## START
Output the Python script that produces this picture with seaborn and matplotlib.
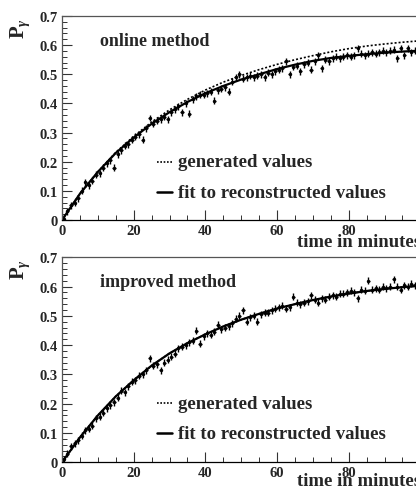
import numpy as np
import pandas as pd
import matplotlib
matplotlib.use("Agg")
import matplotlib.pyplot as plt
import seaborn as sns
from matplotlib.ticker import MultipleLocator

sns.set_theme(style="white")
plt.rcParams['font.family'] = ['Liberation Serif', 'DejaVu Serif']
plt.rcParams['mathtext.fontset'] = 'custom'
plt.rcParams['mathtext.rm'] = 'Liberation Serif'
plt.rcParams['mathtext.bf'] = 'Liberation Serif:bold'
plt.rcParams['mathtext.it'] = 'Liberation Serif:italic:bold'

# ---------------- data ----------------
time_points = [0.5 + i for i in range(99)]

online_values = [
    0.005, 0.03, 0.05, 0.06, 0.075, 0.10, 0.13, 0.12, 0.135, 0.155,
    0.16, 0.18, 0.195, 0.205, 0.18, 0.225, 0.24, 0.255, 0.26, 0.275,
    0.285, 0.295, 0.275, 0.315, 0.35, 0.33, 0.34, 0.345, 0.355, 0.345,
    0.37, 0.38, 0.39, 0.37, 0.40, 0.365, 0.415, 0.425, 0.43, 0.43,
    0.435, 0.44, 0.41, 0.445, 0.45, 0.455, 0.44, 0.475, 0.49, 0.50,
    0.485, 0.49, 0.495, 0.49, 0.495, 0.50, 0.49, 0.505, 0.50, 0.51,
    0.515, 0.52, 0.545, 0.50, 0.525, 0.53, 0.51, 0.535, 0.54, 0.515,
    0.545, 0.565, 0.52, 0.55, 0.545, 0.555, 0.56, 0.555, 0.56, 0.565,
    0.56, 0.565, 0.59, 0.57, 0.565, 0.57, 0.575, 0.57, 0.575, 0.58,
    0.575, 0.58, 0.585, 0.555, 0.59, 0.565, 0.59, 0.575, 0.58,
]

improved_values = [
    0.01, 0.03, 0.055, 0.065, 0.075, 0.09, 0.11, 0.115, 0.125, 0.15,
    0.155, 0.17, 0.185, 0.195, 0.205, 0.22, 0.245, 0.24, 0.26, 0.275,
    0.28, 0.295, 0.30, 0.315, 0.355, 0.33, 0.335, 0.315, 0.34, 0.35,
    0.36, 0.37, 0.39, 0.395, 0.40, 0.41, 0.415, 0.45, 0.405, 0.43,
    0.44, 0.435, 0.445, 0.47, 0.455, 0.46, 0.465, 0.475, 0.49, 0.50,
    0.52, 0.48, 0.495, 0.50, 0.48, 0.505, 0.51, 0.51, 0.52, 0.525,
    0.53, 0.535, 0.525, 0.53, 0.565, 0.545, 0.54, 0.545, 0.55, 0.57,
    0.555, 0.545, 0.56, 0.555, 0.565, 0.57, 0.565, 0.575, 0.575, 0.58,
    0.585, 0.58, 0.56, 0.59, 0.585, 0.62, 0.59, 0.595, 0.59, 0.60,
    0.595, 0.60, 0.625, 0.60, 0.59, 0.605, 0.60, 0.61, 0.605,
]

curve_t = [0, 5, 10, 15, 20, 25, 30, 35, 40, 45, 50,
           55, 60, 65, 70, 75, 80, 85, 90, 95, 100]
online_generated = [0.0, 0.09, 0.165, 0.232, 0.287, 0.336, 0.378, 0.414, 0.446, 0.473, 0.496,
                    0.516, 0.534, 0.55, 0.564, 0.577, 0.588, 0.597, 0.604, 0.61, 0.615]
online_fit = [0.0, 0.09, 0.165, 0.23, 0.283, 0.33, 0.37, 0.405, 0.435, 0.46, 0.482,
              0.50, 0.518, 0.533, 0.546, 0.556, 0.563, 0.569, 0.574, 0.578, 0.581]
improved_generated = [0.0, 0.085, 0.16, 0.225, 0.28, 0.33, 0.372, 0.407, 0.437, 0.464, 0.487,
                      0.507, 0.525, 0.54, 0.554, 0.566, 0.576, 0.585, 0.592, 0.598, 0.603]
improved_fit = [0.0, 0.085, 0.16, 0.225, 0.28, 0.33, 0.372, 0.407, 0.437, 0.464, 0.487,
                0.507, 0.525, 0.54, 0.554, 0.566, 0.576, 0.585, 0.592, 0.598, 0.603]

y_error = 0.012
x_error = 0.45

panel_titles = ["online method", "improved method"]
legend_labels = ["generated values", "fit to reconstructed values"]
x_label = "time in minutes"
y_ticks = [0, 0.1, 0.2, 0.3, 0.4, 0.5, 0.6, 0.7]
y_tick_labels = ["0", "0.1", "0.2", "0.3", "0.4", "0.5", "0.6", "0.7"]
x_ticks = [0, 20, 40, 60, 80]

# ---------------- figure ----------------
W, H = 416, 489
fig = plt.figure(figsize=(W / 100, H / 100), dpi=100)
fig.patch.set_facecolor("white")

panels = [
    dict(top=17, bottom=221, vals=online_values, gen=online_generated, fit=online_fit,
         xlab_base=247.5),
    dict(top=258.3, bottom=463.3, vals=improved_values, gen=improved_generated, fit=improved_fit,
         xlab_base=486.5),
]

left_px = 62
for i, p in enumerate(panels):
    ax = fig.add_axes([left_px / W, 1 - p["bottom"] / H, 1 - left_px / W + 0.002,
                       (p["bottom"] - p["top"]) / H])
    df = pd.DataFrame({"t": time_points, "P": p["vals"]})
    cdf = pd.DataFrame({"t": curve_t, "gen": p["gen"], "fit": p["fit"]})

    ax.errorbar(df["t"], df["P"], yerr=y_error, xerr=x_error, fmt="none",
                ecolor="black", elinewidth=1.0, capsize=0)
    sns.scatterplot(data=df, x="t", y="P", ax=ax, color="black", s=6,
                    marker="o", edgecolor="black", linewidth=0, legend=False, zorder=3)
    sns.lineplot(data=cdf, x="t", y="gen", ax=ax, color="black", lw=1.2,
                 linestyle=(0, (1.2, 1.2)), legend=False)
    sns.lineplot(data=cdf, x="t", y="fit", ax=ax, color="black", lw=1.6, legend=False)

    ax.set_xlim(0, 99)
    ax.set_ylim(0, 0.7)
    ax.set_xlabel("")
    ax.set_ylabel("")
    ax.set_facecolor("white")
    ax.spines["right"].set_visible(False)
    for s in ["top", "left", "bottom"]:
        ax.spines[s].set_color("#555555")
        ax.spines[s].set_linewidth(0.9)
    ax.spines["bottom"].set_color("black")

    ax.set_yticks(y_ticks)
    ax.set_yticklabels(y_tick_labels)
    ax.set_xticks(x_ticks)
    ax.xaxis.set_minor_locator(MultipleLocator(5))
    ax.yaxis.set_minor_locator(MultipleLocator(0.02))
    ax.tick_params(axis="both", which="major", direction="in", length=7, width=0.8,
                   color="#333333", labelsize=10.5, pad=3,
                   bottom=True, left=True, top=False, right=False)
    ax.tick_params(axis="both", which="minor", direction="in", length=3.5, width=0.7,
                   color="#333333", bottom=True, left=True, top=False, right=False)
    for lab in ax.get_xticklabels() + ax.get_yticklabels():
        lab.set_fontweight("bold")

    # panel title
    off = p["top"] - 17
    fig.text(100 / W, 1 - (41.7 + off) / H, panel_titles[i], fontsize=13,
             fontweight="bold", ha="left", va="center")
    # legend entries
    y_gen = 163 + off
    y_fit = 193 + off
    fig.add_artist(plt.Line2D([157 / W, 172 / W], [1 - y_gen / H] * 2, color="black",
                              lw=1.2, linestyle=(0, (1, 1))))
    fig.add_artist(plt.Line2D([157 / W, 172 / W], [1 - y_fit / H] * 2, color="black",
                              lw=1.8))
    fig.text(178 / W, 1 - y_gen / H, legend_labels[0], fontsize=13.5,
             fontweight="bold", ha="left", va="center")
    fig.text(178 / W, 1 - y_fit / H, legend_labels[1], fontsize=13.5,
             fontweight="bold", ha="left", va="center")
    # x label
    fig.text(297 / W, 1 - p["xlab_base"] / H, x_label, fontsize=13.5,
             fontweight="bold", ha="left", va="baseline")
    # y label
    fig.text(20 / W, 1 - (28 + off) / H, r"$\mathbf{P}_{\gamma}$", fontsize=15,
             rotation=90, ha="center", va="center")

fig.savefig("out.png", dpi=100, facecolor="white")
## END
Set problem
Repeat, exactly and in full, each line from the start of the data to the line that contains "time_points = [0.5 + i for i in range(99)]". Pictures do not go in.

Correct output
Output the Python script that produces this picture with seaborn and matplotlib.
import numpy as np
import pandas as pd
import matplotlib
matplotlib.use("Agg")
import matplotlib.pyplot as plt
import seaborn as sns
from matplotlib.ticker import MultipleLocator

sns.set_theme(style="white")
plt.rcParams['font.family'] = ['Liberation Serif', 'DejaVu Serif']
plt.rcParams['mathtext.fontset'] = 'custom'
plt.rcParams['mathtext.rm'] = 'Liberation Serif'
plt.rcParams['mathtext.bf'] = 'Liberation Serif:bold'
plt.rcParams['mathtext.it'] = 'Liberation Serif:italic:bold'

# ---------------- data ----------------
time_points = [0.5 + i for i in range(99)]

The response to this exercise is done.